I've always felt pretty alone in my caring about things the way I do but was telling myself that I did find my people who care about things the same way in the end. Evidently, no.

@rygorous all of this resonates. There (still?) are people in SW world who care about things very deeply. Maybe dozens of them!

btw, I am reading your posts or info-dump threads here or on slack, and I do understand everything!

@aras @rygorous I think I am lucky in that most LLMs fill me with a visceral sort of body-horror disgust - deep in the Uncanny Valley. It means I don't have to think too much about the consequences of their adoption because I just fucking can't, and I don't have to have some tedious "logical" argument about it. If that means I can't work - oh well, fuck the industry, hermit time.

@TomF @aras You know The Neverending Story? Either the book or the movie, for this part?

So there's this famous scene in the climax of the movie (which is about 1/3rd into the book), where the protagonist (Atreyu) and his horse are stuck in the "swamp of sadness" and the horse is slowly sinking into the swamp and drowning.

This scene has "traumatized" (in the TikTok sense, i.e., given The Sad, not actually traumatized) a generation of kids.

@TomF @aras In the film, it's a pretty messed-up scene, but it works, it's certainly memorable, it does what it needs to do, and I don't subscribe to the idea that "children's" media should sugarcoat things like this, because sometimes fucked up stuff does happen. Anyway, tangent.

The actual reason I bring this up is context, and especially the version of this in the book that hits even harder. Believe it or not, the film version is _really_ pulling its punches.

@TomF @aras In the book, the horse (Artax) can talk, and as it's sinking into the swamp of sadness (exactly what it sounds like), it's telling Atreyu how actually it just wants to die, and to please let it sink.

And the wider context is that at the time Fantastica (Phantasien in German) is slowly disappearing into The Nothing and as I recall (it's been a while) at the time that Swamp is on the edge of The Nothing that is slowly eating up everything.

@TomF @aras That's sort of what this all feels like. Just hanging out having a drink at the edge of the Swamp of Sadness gazing into The Nothing.

wheee

@TomF @aras (also, "this is not for kids", shut up, it's great. Nor is this at all the conclusion or even primary direction of the book. It's just a dark night of the soul to remember. I can thoroughly recommend the book. "Momo", also by Michael Ende, too.)

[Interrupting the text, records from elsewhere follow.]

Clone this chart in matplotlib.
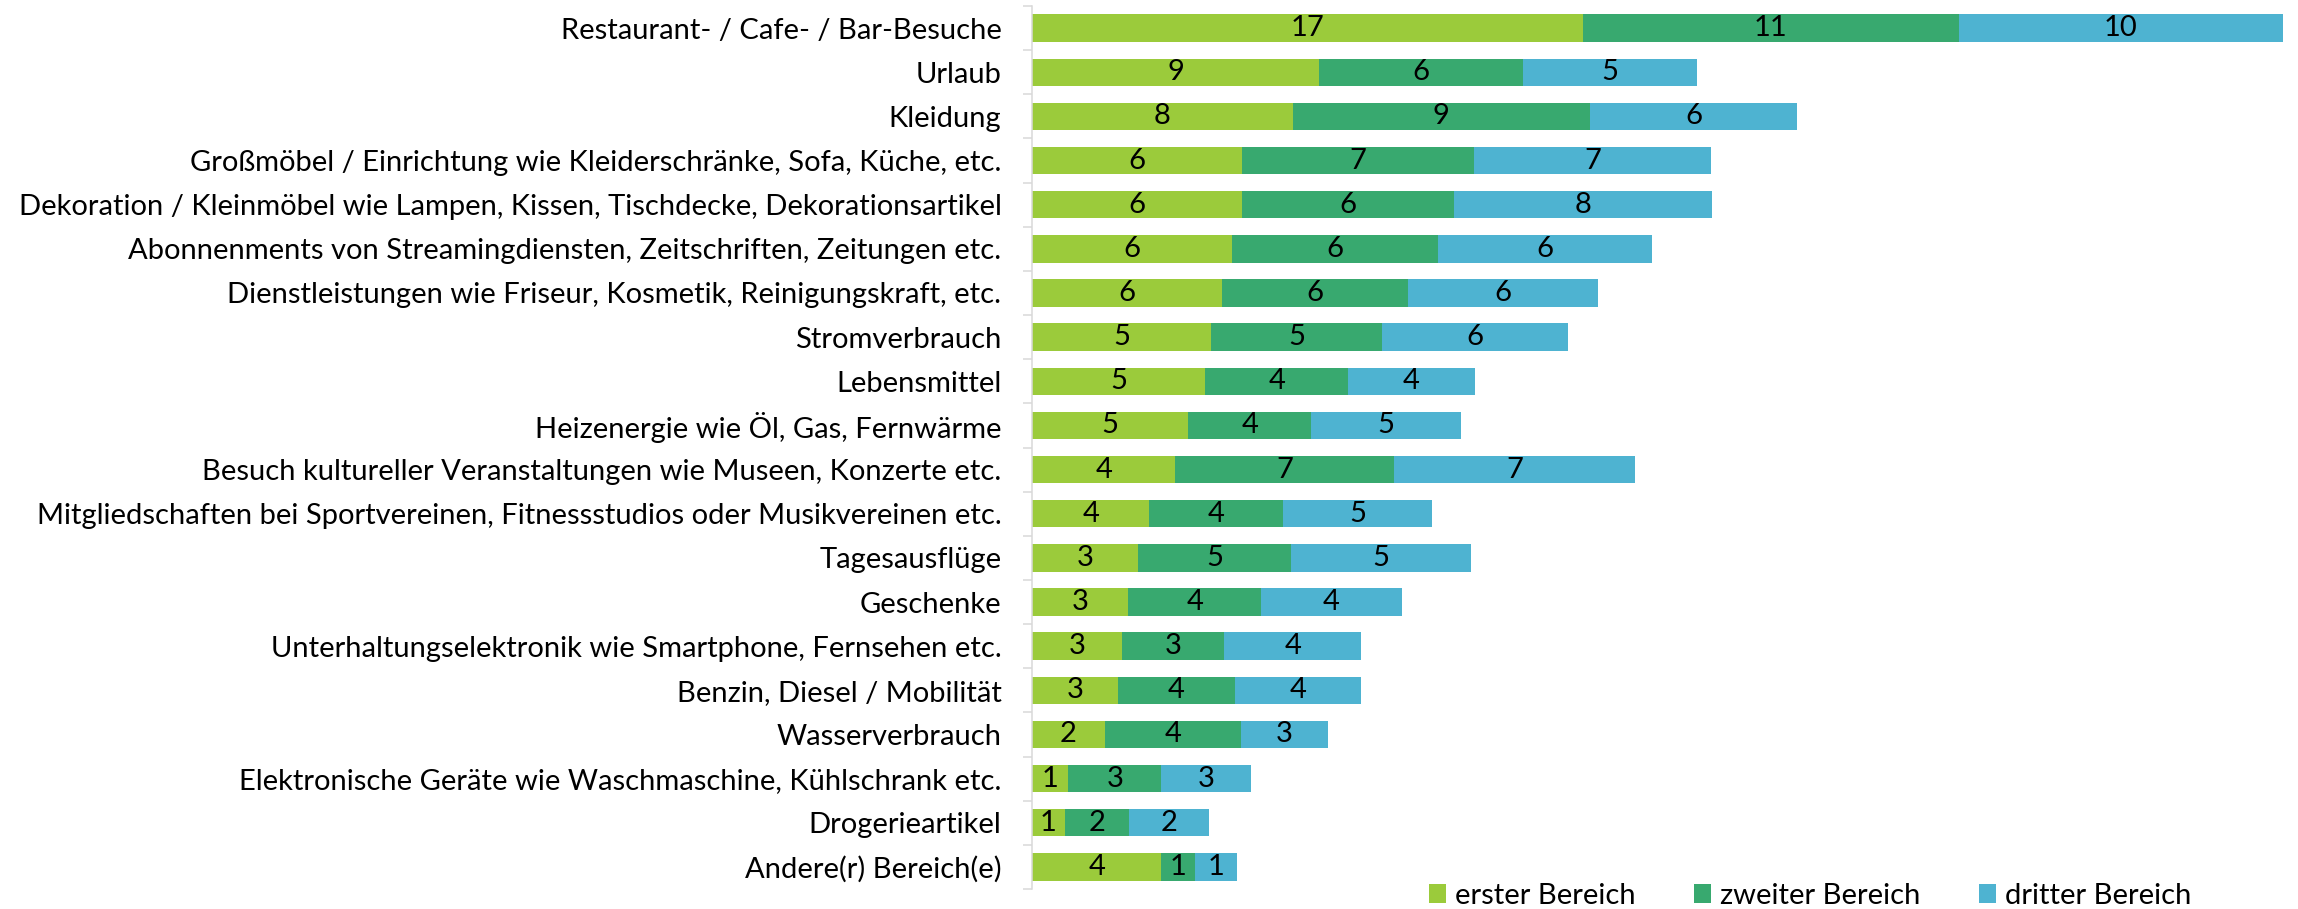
import numpy as np
import matplotlib.pyplot as plt

# Kategorien von oben nach unten
bereiche = ['Restaurant- / Cafe- / Bar-Besuche',
            'Urlaub',
            'Kleidung',
            'Großmöbel / Einrichtung wie Kleiderschränke, Sofa, Küche, etc.',
            'Dekoration / Kleinmöbel wie Lampen, Kissen, Tischdecke, Dekorationsartikel',
            'Abonnenments von Streamingdiensten, Zeitschriften, Zeitungen etc.',
            'Dienstleistungen wie Friseur, Kosmetik, Reinigungskraft, etc.',
            'Stromverbrauch',
            'Lebensmittel',
            'Heizenergie wie Öl, Gas, Fernwärme',
            'Besuch kultureller Veranstaltungen wie Museen, Konzerte etc.',
            'Mitgliedschaften bei Sportvereinen, Fitnessstudios oder Musikvereinen etc.',
            'Tagesausflüge',
            'Geschenke',
            'Unterhaltungselektronik wie Smartphone, Fernsehen etc.',
            'Benzin, Diesel / Mobilität',
            'Wasserverbrauch',
            'Elektronische Geräte wie Waschmaschine, Kühlschrank etc.',
            'Drogerieartikel',
            'Andere(r) Bereich(e)']

erster = [16.65, 8.68, 7.88, 6.33, 6.33, 6.04, 5.75, 5.42, 5.24, 4.71,
          4.33, 3.55, 3.20, 2.91, 2.71, 2.60, 2.20, 1.09, 0.99, 3.91]
zweiter = [11.35, 6.15, 8.98, 7.03, 6.43, 6.22, 5.62, 5.15, 4.31, 3.73,
           6.61, 4.02, 4.62, 4.02, 3.10, 3.53, 4.11, 2.82, 1.93, 1.00]
dritter = [9.80, 5.25, 6.25, 7.16, 7.77, 6.46, 5.73, 5.62, 3.82, 4.53,
           7.27, 4.53, 5.45, 4.24, 4.14, 3.82, 2.63, 2.71, 2.42, 1.29]

serien = ['erster Bereich', 'zweiter Bereich', 'dritter Bereich']
farben = ['#9BCB3B', '#38A96F', '#4EB3D1']

plt.rcParams['font.family'] = ['Lato', 'DejaVu Sans']
schrift = 21

fig = plt.figure(figsize=(22.98, 9.09), dpi=100)
ax = fig.add_axes([1032 / 2298, 20 / 909, 1 - 1032 / 2298, 883 / 909])

y = np.arange(len(bereiche))
links = np.zeros(len(bereiche))
for werte, name, farbe in zip([erster, zweiter, dritter], serien, farben):
    balken = ax.barh(y, werte, left=links, height=0.62, color=farbe, label=name)
    ax.bar_label(balken, fmt='{:.0f}', label_type='center', fontsize=schrift,
                 color='black')
    links = links + np.array(werte)

ax.set_xlim(0, 38.25)
ax.set_ylim(len(bereiche) - 0.5, -0.5)
ax.set_yticks(y)
ax.set_yticklabels(bereiche, fontsize=schrift)
ax.set_yticks(np.arange(-0.5, len(bereiche)), minor=True)
ax.tick_params(axis='y', which='major', length=0, pad=22)
ax.tick_params(axis='y', which='minor', length=6.5, width=1.1, color='#D9D9D9')
ax.xaxis.set_visible(False)
for s in ['top', 'right', 'bottom']:
    ax.spines[s].set_visible(False)
ax.spines['left'].set_color('#D9D9D9')
ax.spines['left'].set_linewidth(1.1)

fig.legend(loc='center left', bbox_to_anchor=(1429 / 2298, 1 - 896 / 909),
           ncol=3, frameon=False, fontsize=schrift, handlelength=0.58,
           handleheight=0.62, handletextpad=0.31, columnspacing=2.0,
           borderaxespad=0, borderpad=0)

fig.savefig('out.png', dpi=100)
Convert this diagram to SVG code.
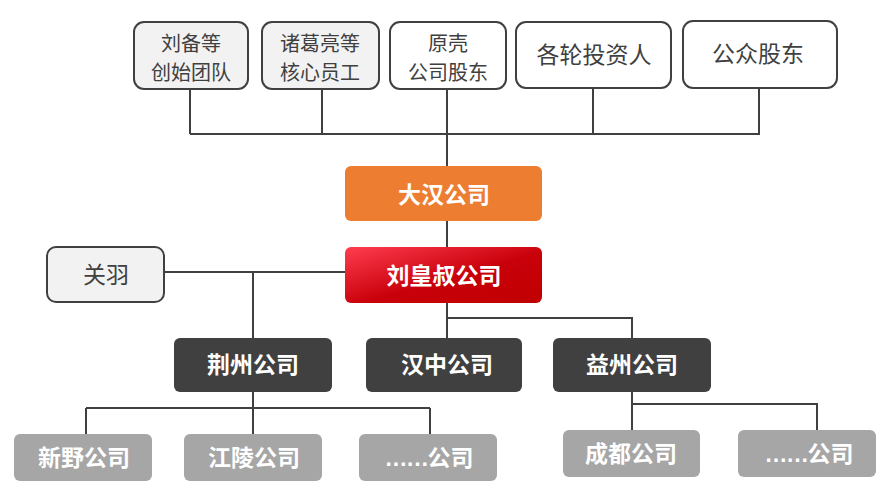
<svg xmlns="http://www.w3.org/2000/svg" width="889" height="499" viewBox="0 0 889 499">
<defs>
<linearGradient id="red" x1="0" y1="0" x2="1" y2="1">
<stop offset="0" stop-color="#FF3D50"/>
<stop offset="0.55" stop-color="#C8000A"/>
<stop offset="1" stop-color="#C00000"/>
</linearGradient>
<style>
.lt{fill:#F2F2F2;stroke:#404040;stroke-width:2}
.wt{fill:#FFFFFF;stroke:#404040;stroke-width:2}
.t{font-family:"Microsoft YaHei","Noto Sans CJK SC",sans-serif;font-size:20px;fill:#404040;text-anchor:middle}
.t1{font-size:23px}
.b{font-family:"Microsoft YaHei","Noto Sans CJK SC",sans-serif;font-size:23px;font-weight:bold;fill:#FFFFFF;text-anchor:middle}
.e{font-family:"Liberation Sans","Noto Sans CJK SC",sans-serif}
.d{letter-spacing:-1.5px}
.dk{fill:#404040}
.gr{fill:#A6A6A6}
.c{fill:none;stroke:#404040;stroke-width:2}
</style>
</defs>
<g id="connectors">
<path class="c" d="M190 89V134M322 89V134M447 89V167M593 88V134M759 88V134M190 134H760"/>
<path class="c" d="M447 221V247"/>
<path class="c" d="M164 272H345M253 272V338"/>
<path class="c" d="M447 303V338M447 318H632V338"/>
<path class="c" d="M253 392V434M86 408H430M86 408V434M430 408V434"/>
<path class="c" d="M632 392V430M632 404H817V430"/>
</g>
<g id="n1"><rect class="lt" x="134" y="22" width="114" height="67" rx="10"/><text class="t"><tspan x="191" y="51">刘备等</tspan><tspan x="191" y="80">创始团队</tspan></text></g>
<g id="n2"><rect class="lt" x="262" y="22" width="117" height="67" rx="10"/><text class="t"><tspan x="320" y="51">诸葛亮等</tspan><tspan x="320" y="80">核心员工</tspan></text></g>
<g id="n3"><rect class="wt" x="390" y="22" width="116" height="67" rx="10"/><text class="t"><tspan x="448" y="51">原壳</tspan><tspan x="448" y="80">公司股东</tspan></text></g>
<g id="n4"><rect class="wt" x="516" y="22" width="155" height="66" rx="10"/><text class="t t1" x="594" y="63">各轮投资人</text></g>
<g id="n5"><rect class="wt" x="683" y="21" width="154" height="67" rx="10"/><text class="t t1" x="758" y="62">公众股东</text></g>
<g id="dahan"><rect x="345" y="166" width="197" height="55" rx="6" fill="#ED7D31"/><text class="b" x="444" y="203">大汉公司</text></g>
<g id="liu"><rect x="345" y="247" width="197" height="56" rx="6" fill="url(#red)"/><text class="b" x="444" y="284">刘皇叔公司</text></g>
<g id="guanyu"><rect class="lt" x="47" y="247" width="117" height="55" rx="9"/><text class="t t1" x="106" y="283">关羽</text></g>
<g id="jingzhou"><rect class="dk" x="174" y="338" width="158" height="54" rx="6"/><text class="b" x="253" y="373">荆州公司</text></g>
<g id="hanzhong"><rect class="dk" x="366" y="338" width="156" height="54" rx="6"/><text class="b" x="447" y="373">汉中公司</text></g>
<g id="yizhou"><rect class="dk" x="553" y="338" width="158" height="54" rx="6"/><text class="b" x="632" y="373">益州公司</text></g>
<g id="xinye"><rect class="gr" x="14" y="434" width="138" height="47" rx="6"/><text class="b" x="84" y="466">新野公司</text></g>
<g id="jiangling"><rect class="gr" x="184" y="434" width="138" height="47" rx="6"/><text class="b" x="254" y="466">江陵公司</text></g>
<g id="etc1"><rect class="gr" x="359" y="434" width="138" height="47" rx="6"/><text class="b e" x="429" y="466"><tspan class="d">……</tspan>公司</text></g>
<g id="chengdu"><rect class="gr" x="563" y="430" width="137" height="47" rx="6"/><text class="b" x="631" y="462">成都公司</text></g>
<g id="etc2"><rect class="gr" x="738" y="430" width="138" height="47" rx="6"/><text class="b e" x="809" y="462"><tspan class="d">……</tspan>公司</text></g>
</svg>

@rygorous @TomF @aras Now contrast this to the hitchhiker's guide, and the cow offering to slaughter itself humanely at the end of the universe.

There were a few years between my reading those scenes, but yeah.

@rygorous @aras I do wonder if I'm a little more resilient because of my terrible memory. I forget stuff all the time. What I mainly remember is that I *did* know something, and that I *could* know it again. Actually knowing it right now - I'm perfectly used to that not being the case for plenty of things.
@rygorous @aras
But it means that this state of mind is, I think, very similar to people who "solve" problems using things like LLMs, in that hey - we both got the job done without really understanding why and how it got done. We're just using a recipe. The only difference is - I know I did know why, and could know why, it's just slipped my mind for now. So I have a little empathy for that pragmatic view. I said a LITTLE. It's very small :-)
@rygorous @aras Maybe what you need is to write some TIC-80 code on a Python emulator running on AWS. That'll teach you not to try to drill down to the metal, and learn to just enjoy the ride in blissful ignorance.